**Entries:**
____
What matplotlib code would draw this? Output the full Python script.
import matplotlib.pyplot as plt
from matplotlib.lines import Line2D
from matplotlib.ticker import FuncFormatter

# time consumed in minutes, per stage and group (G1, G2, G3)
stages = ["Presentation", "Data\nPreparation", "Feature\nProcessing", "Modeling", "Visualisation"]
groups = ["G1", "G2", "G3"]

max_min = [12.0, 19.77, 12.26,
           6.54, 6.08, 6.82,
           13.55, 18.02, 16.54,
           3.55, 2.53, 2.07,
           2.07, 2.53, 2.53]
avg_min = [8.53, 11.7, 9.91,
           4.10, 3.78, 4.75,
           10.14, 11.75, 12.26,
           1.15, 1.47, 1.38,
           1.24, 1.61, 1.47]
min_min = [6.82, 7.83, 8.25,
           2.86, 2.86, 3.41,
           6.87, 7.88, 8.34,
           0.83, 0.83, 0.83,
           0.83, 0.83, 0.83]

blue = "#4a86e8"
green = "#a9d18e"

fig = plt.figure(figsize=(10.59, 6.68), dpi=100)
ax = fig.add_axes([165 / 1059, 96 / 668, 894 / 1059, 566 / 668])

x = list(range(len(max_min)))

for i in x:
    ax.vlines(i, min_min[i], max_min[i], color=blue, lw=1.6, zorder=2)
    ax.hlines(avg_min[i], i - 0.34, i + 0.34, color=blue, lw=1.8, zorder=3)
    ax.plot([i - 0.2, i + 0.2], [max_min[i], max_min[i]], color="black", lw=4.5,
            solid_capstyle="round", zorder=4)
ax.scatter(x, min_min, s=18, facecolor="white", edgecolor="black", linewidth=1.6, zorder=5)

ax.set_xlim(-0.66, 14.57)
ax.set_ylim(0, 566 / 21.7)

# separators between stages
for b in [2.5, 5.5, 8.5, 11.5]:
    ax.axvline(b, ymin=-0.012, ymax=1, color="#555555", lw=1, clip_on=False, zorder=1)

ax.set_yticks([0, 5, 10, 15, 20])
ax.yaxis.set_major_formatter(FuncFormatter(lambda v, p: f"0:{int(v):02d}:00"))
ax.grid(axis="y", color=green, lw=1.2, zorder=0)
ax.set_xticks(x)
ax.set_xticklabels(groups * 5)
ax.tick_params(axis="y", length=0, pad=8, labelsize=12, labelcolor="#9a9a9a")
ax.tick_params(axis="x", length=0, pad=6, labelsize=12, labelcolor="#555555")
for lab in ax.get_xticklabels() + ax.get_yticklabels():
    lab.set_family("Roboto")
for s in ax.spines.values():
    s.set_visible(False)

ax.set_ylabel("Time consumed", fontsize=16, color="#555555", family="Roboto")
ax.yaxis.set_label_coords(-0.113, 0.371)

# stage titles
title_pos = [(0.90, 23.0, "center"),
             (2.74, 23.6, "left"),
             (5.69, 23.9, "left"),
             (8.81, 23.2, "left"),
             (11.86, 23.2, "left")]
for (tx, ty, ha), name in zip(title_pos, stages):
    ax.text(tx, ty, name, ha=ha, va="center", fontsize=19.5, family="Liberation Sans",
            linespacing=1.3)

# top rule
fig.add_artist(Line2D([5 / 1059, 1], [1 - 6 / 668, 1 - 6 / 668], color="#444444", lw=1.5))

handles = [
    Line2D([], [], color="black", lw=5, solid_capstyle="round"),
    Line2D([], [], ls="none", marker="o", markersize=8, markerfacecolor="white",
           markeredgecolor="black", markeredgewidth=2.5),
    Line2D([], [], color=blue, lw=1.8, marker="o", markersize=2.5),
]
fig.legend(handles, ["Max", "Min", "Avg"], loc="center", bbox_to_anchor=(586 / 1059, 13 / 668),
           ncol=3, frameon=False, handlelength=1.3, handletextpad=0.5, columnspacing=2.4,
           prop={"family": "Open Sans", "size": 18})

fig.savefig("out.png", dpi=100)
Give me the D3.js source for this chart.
____
**Direction:** Using the records above, copy every line that has the word "matplotlib" in it.

**The result:**
What matplotlib code would draw this? Output the full Python script.
import matplotlib.pyplot as plt
from matplotlib.lines import Line2D
from matplotlib.ticker import FuncFormatter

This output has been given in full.